(Figure scripts)
>>>

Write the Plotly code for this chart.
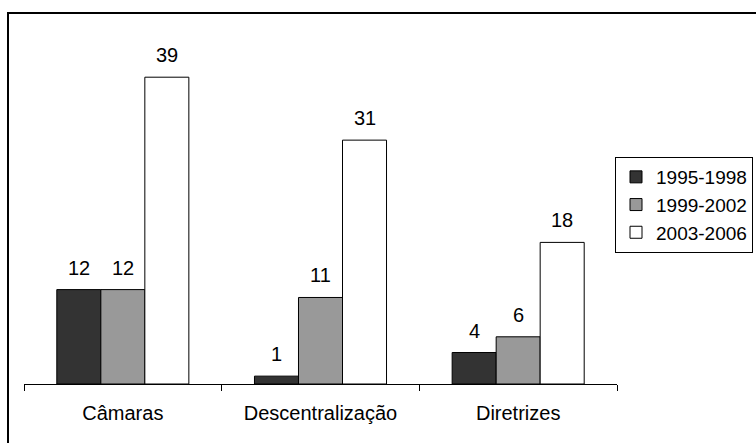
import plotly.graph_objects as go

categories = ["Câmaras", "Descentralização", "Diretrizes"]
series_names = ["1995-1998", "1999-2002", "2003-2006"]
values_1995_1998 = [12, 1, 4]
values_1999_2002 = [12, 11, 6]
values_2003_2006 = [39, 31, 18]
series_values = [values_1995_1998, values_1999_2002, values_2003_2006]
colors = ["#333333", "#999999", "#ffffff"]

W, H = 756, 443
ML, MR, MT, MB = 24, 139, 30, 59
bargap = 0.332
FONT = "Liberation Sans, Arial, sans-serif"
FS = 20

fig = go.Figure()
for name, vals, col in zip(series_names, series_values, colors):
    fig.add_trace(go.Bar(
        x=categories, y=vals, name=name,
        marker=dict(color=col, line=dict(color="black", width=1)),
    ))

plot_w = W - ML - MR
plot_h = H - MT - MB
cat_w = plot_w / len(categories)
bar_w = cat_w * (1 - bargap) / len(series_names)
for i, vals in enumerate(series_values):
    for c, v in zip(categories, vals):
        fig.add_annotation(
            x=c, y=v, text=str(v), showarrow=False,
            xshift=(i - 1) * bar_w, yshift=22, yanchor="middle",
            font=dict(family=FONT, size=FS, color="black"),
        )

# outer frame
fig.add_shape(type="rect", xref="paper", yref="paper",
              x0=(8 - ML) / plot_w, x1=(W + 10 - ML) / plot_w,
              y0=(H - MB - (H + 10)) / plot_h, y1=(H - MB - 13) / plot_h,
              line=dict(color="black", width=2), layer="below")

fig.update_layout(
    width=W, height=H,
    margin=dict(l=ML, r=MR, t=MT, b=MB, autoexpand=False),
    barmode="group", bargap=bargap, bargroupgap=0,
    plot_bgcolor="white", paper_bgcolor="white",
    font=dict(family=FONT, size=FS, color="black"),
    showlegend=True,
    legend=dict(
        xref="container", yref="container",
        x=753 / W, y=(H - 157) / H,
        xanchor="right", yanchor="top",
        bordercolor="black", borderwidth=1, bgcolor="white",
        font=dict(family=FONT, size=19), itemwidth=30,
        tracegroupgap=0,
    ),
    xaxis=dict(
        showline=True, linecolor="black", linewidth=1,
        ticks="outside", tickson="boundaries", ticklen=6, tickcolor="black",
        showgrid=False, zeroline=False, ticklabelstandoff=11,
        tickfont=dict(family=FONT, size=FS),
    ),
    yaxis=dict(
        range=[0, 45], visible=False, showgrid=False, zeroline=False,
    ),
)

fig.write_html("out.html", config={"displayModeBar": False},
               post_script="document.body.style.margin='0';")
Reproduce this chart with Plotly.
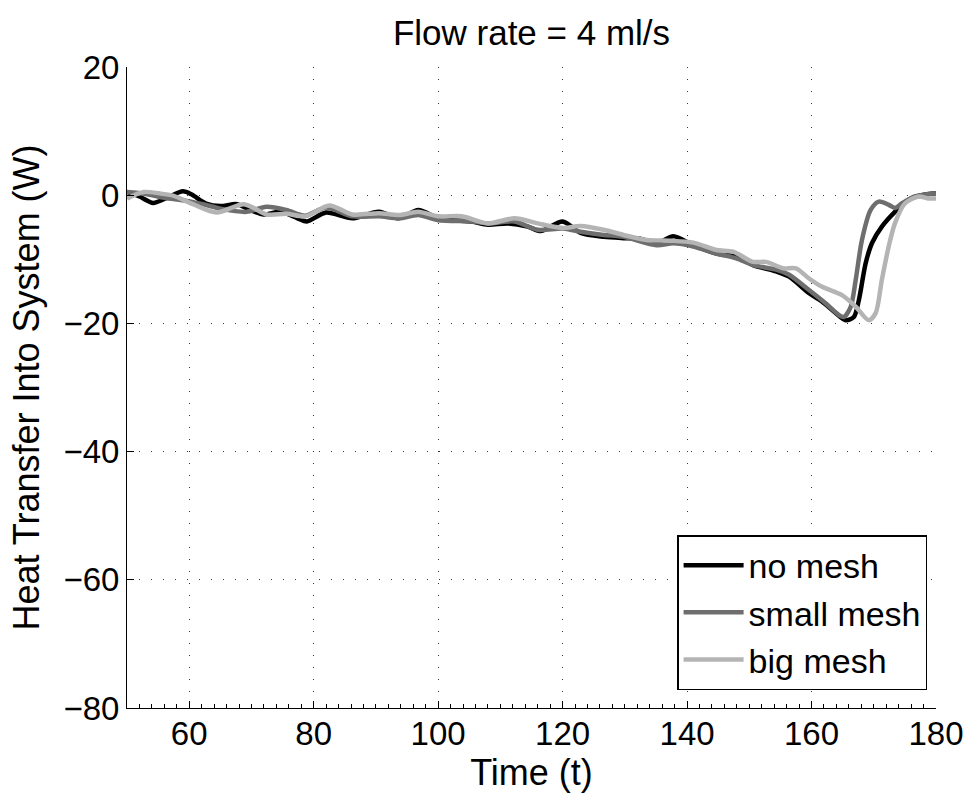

<<<

**Work to do:**
Without the pictures, return all the records precisely as they stand.

**Exercise response:**
Write the Plotly code for this chart.
import plotly.graph_objects as go

categories = ["Câmaras", "Descentralização", "Diretrizes"]
series_names = ["1995-1998", "1999-2002", "2003-2006"]
values_1995_1998 = [12, 1, 4]
values_1999_2002 = [12, 11, 6]
values_2003_2006 = [39, 31, 18]
series_values = [values_1995_1998, values_1999_2002, values_2003_2006]
colors = ["#333333", "#999999", "#ffffff"]

W, H = 756, 443
ML, MR, MT, MB = 24, 139, 30, 59
bargap = 0.332
FONT = "Liberation Sans, Arial, sans-serif"
FS = 20

fig = go.Figure()
for name, vals, col in zip(series_names, series_values, colors):
    fig.add_trace(go.Bar(
        x=categories, y=vals, name=name,
        marker=dict(color=col, line=dict(color="black", width=1)),
    ))

plot_w = W - ML - MR
plot_h = H - MT - MB
cat_w = plot_w / len(categories)
bar_w = cat_w * (1 - bargap) / len(series_names)
for i, vals in enumerate(series_values):
    for c, v in zip(categories, vals):
        fig.add_annotation(
            x=c, y=v, text=str(v), showarrow=False,
            xshift=(i - 1) * bar_w, yshift=22, yanchor="middle",
            font=dict(family=FONT, size=FS, color="black"),
        )

# outer frame
fig.add_shape(type="rect", xref="paper", yref="paper",
              x0=(8 - ML) / plot_w, x1=(W + 10 - ML) / plot_w,
              y0=(H - MB - (H + 10)) / plot_h, y1=(H - MB - 13) / plot_h,
              line=dict(color="black", width=2), layer="below")

fig.update_layout(
    width=W, height=H,
    margin=dict(l=ML, r=MR, t=MT, b=MB, autoexpand=False),
    barmode="group", bargap=bargap, bargroupgap=0,
    plot_bgcolor="white", paper_bgcolor="white",
    font=dict(family=FONT, size=FS, color="black"),
    showlegend=True,
    legend=dict(
        xref="container", yref="container",
        x=753 / W, y=(H - 157) / H,
        xanchor="right", yanchor="top",
        bordercolor="black", borderwidth=1, bgcolor="white",
        font=dict(family=FONT, size=19), itemwidth=30,
        tracegroupgap=0,
    ),
    xaxis=dict(
        showline=True, linecolor="black", linewidth=1,
        ticks="outside", tickson="boundaries", ticklen=6, tickcolor="black",
        showgrid=False, zeroline=False, ticklabelstandoff=11,
        tickfont=dict(family=FONT, size=FS),
    ),
    yaxis=dict(
        range=[0, 45], visible=False, showgrid=False, zeroline=False,
    ),
)

fig.write_html("out.html", config={"displayModeBar": False},
               post_script="document.body.style.margin='0';")
Reproduce this chart with Plotly.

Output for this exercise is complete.